Per-callsign probe state. Source flag distinguishes direct (neighbour), transitive (via:CALL), and node-prompt-discovered (node-prompt:CALL) rows. Last probed, last success, consecutive failures, opt-out flag.

Polled nodes

If scheduled polling is on, the per-target poll state.

Recently dropped

Messages soft-deleted because TTL expired, hash mismatch, or another drop reason. Useful when you're investigating "where did message X go" - if it's here, you have the reason.

Live inbound feed

The same SSE feed as /Inbound, condensed. Click a message to expand its payload preview inline.

Send a test message

A small form that submits straight into the same path an app would take. Useful for verifying a node-to-node link without writing an app first.

Config

A <details> block with every operator-tunable knob. Restart-required fields are flagged in the form blurb. Save POSTs the full settings row.

/Inbound - focused live tail

http://<node>:5000/Inbound. Dedicated page for watching messages arrive in real time, with filter inputs (app, source callsign, destination substring) and click-to-expand payload preview. Useful when the dashboard's condensed live panel isn't enough and you want to focus on inbound traffic with a wider table and easier filtering.

/IHave - manual compose

http://<node>:5000/IHave. A bigger compose form than the dashboard's quick send-test, with all header fields exposed (app, destination, payload, optional TTL). After submit it shows the on-air ihave line preview so you can see exactly how the message will appear on the wire.

Useful for debugging payload edge cases (TTL boundaries, salt collisions, fragment-threshold crossings) without writing an app first.

/Health - for watchdogs

GET http://<node>:5000/Health. Returns a small JSON document:

{
  "status": "healthy",          // or "unhealthy"
  "checkedAt": "2026-05-03T07:58:08Z",
  "components": {
    "database": "healthy",
    "agw": "healthy",
    "mqtt": "healthy"
  }
}

HTTP 200 when healthy, 503 when at least one component is down. Open access - no admin cookie required, since watchdog units don't carry one.

/Operational - for monitoring

GET http://<node>:5000/Operational. Much richer JSON: process metrics, the decision-events ring, per-link state, message counts, probe stats. The same snapshot is published to the MQTT heartbeat topic - pick whichever ingestion path your monitoring stack prefers.

Open access for the same reason as /Health.

MQTT heartbeat

Subscribers to dapps/metrics/heartbeat receive the operational snapshot every heartbeat-interval-seconds (60 s by default; minimum 10). Retained on the broker, so a late subscriber gets the most recent snapshot immediately.

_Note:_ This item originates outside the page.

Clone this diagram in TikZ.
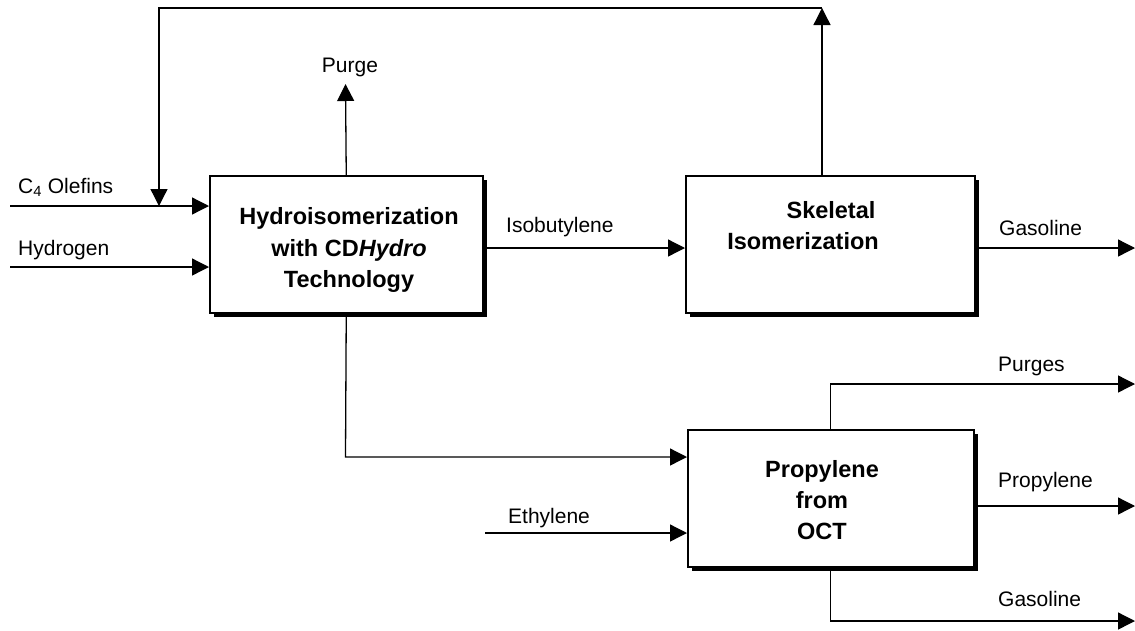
\documentclass[tikz,border=0pt]{standalone}
\usepackage{fontspec}
\setmainfont{Liberation Sans}
\usetikzlibrary{arrows.meta,shadows}
\begin{document}
\begin{tikzpicture}[x=1pt,y=-1pt,
  flow/.style={line width=1.3pt,-{Triangle[length=17pt,width=17pt]}},
  plain/.style={line width=1.3pt},
  unit/.style={draw,line width=1.5pt,fill=white,anchor=north west,inner sep=0pt,
    drop shadow={shadow xshift=4.5pt,shadow yshift=-4.5pt,fill=black,opacity=1}},
  lbl/.style={font=\fontsize{21}{24}\selectfont,anchor=base west,inner sep=0pt},
  ulbl/.style={font=\fontsize{23.5}{28}\selectfont\bfseries,anchor=base,inner sep=0pt}]
\useasboundingbox (0,0) rectangle (1135,630);
% units
\node[unit,minimum width=273pt,minimum height=137pt] (hyd) at (209,175) {};
\node[unit,minimum width=289pt,minimum height=137pt] (skel) at (685,175) {};
\node[unit,minimum width=286pt,minimum height=137pt] (oct) at (687,429) {};
% unit texts
\node[ulbl] (h1) at (349,224) {Hydroisomerization};
\node[ulbl] (h2) at (349,256) {with CD\textit{Hydro}};
\node[ulbl] (h3) at (349,287) {Technology};
\node[ulbl] (s1) at (831,218) {Skeletal};
\node[ulbl] (s2) at (803,249) {Isomerization};
\node[ulbl] (o1) at (822,477) {Propylene};
\node[ulbl] (o2) at (822,508) {from};
\node[ulbl] (o3) at (822,539) {OCT};
% stream labels
\node[lbl] (lc4) at (18,193) {C\textsubscript{4} Olefins};
\node[lbl] (lh2) at (18,255) {Hydrogen};
\node[lbl,anchor=base] (lpurge) at (350,72) {Purge};
\node[lbl] (liso) at (506,232) {Isobutylene};
\node[lbl] (lgas1) at (999,235) {Gasoline};
\node[lbl] (lpurges) at (998,371) {Purges};
\node[lbl] (lprop) at (998,487) {Propylene};
\node[lbl] (lgas2) at (998,606) {Gasoline};
\node[lbl] (leth) at (508,523) {Ethylene};
% coordinates
\coordinate (c4) at (10,206);
\coordinate (join) at (159,206);
\coordinate (h2in) at (10,267);
\coordinate (purge) at (345.5,84);
\coordinate (tl) at (159,8);
\coordinate (tr) at (822,8);
\coordinate (iso) at (480,248);
\coordinate (gas1) at (1135,248);
\coordinate (bend) at (345.5,457);
\coordinate (eth) at (485,533);
\coordinate (purges) at (1135,384);
\coordinate (prop) at (1135,506);
\coordinate (gas2) at (1135,621);
% connectors
\draw[plain] (c4) -- (join);
\draw[flow] (join) -- (join -| hyd.west);
\draw[flow] (h2in) -- (h2in -| hyd.west);
\draw[flow] (hyd.north) -- (purge);
\draw[flow] (tr |- skel.north) -- (tr);
\draw[flow] (tr) -- (tl) -- (join);
\draw[flow] (iso -| hyd.east) -- (iso -| skel.west);
\draw[flow] (gas1 -| skel.east) -- (gas1);
\draw[flow] (hyd.south) -- (bend) -- (bend -| oct.west);
\draw[flow] (eth) -- (eth -| oct.west);
\draw[flow] (oct.north) |- (purges);
\draw[flow] (prop -| oct.east) -- (prop);
\draw[flow] (oct.south) |- (gas2);
\end{tikzpicture}
\end{document}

If you're already running an MQTT-shaped monitoring pipeline, this is the easiest way to get DAPPS into it - one mosquitto_sub -h <node> -t dapps/metrics/heartbeat subscription gets you a ticking JSON document.

/mcp - for AI assistants

http://<node>:5000/mcp. The MCP (Model Context Protocol) endpoint exposes 26 operator-facing tools to a connected assistant - listing peers, triggering probes, sending test messages, applying config, applying updates, and so on. See the MCP for assistants page.

Also open access (no admin cookie). MCP clients have their own auth model that the daemon stays out of.

What to look at when

  • "Is the node alive?" - /Health (open access; quickest).
  • "Is anything wedged?" - dashboard. The Process metrics + Decision-events panels show the recent narrative.
  • "Why didn't message X arrive?" - Recently dropped on the dashboard, or journalctl --grep <message-id> for older history.
  • "Is the link to peer Y working?" - Probed nodes table, or trigger a probe via the dashboard / MCP / REST.
  • "What's my airtime usage right now?" - Discovery channels heading on the dashboard.
  • "What's queued and not going anywhere?" - Outbound queue / Local inbox panels on the dashboard.
  • "Is there an update?" - Update card on the dashboard, or the heartbeat's update_available field.

Logs

Systemd journal on Linux (journalctl -u dapps.service), Docker logs in a container, NSSM-captured stdout file on Windows. Same content everywhere: start-up events, decision events, errors. The decision-events ring on the dashboard is the same data, just bounded; the journal is the long-tail store.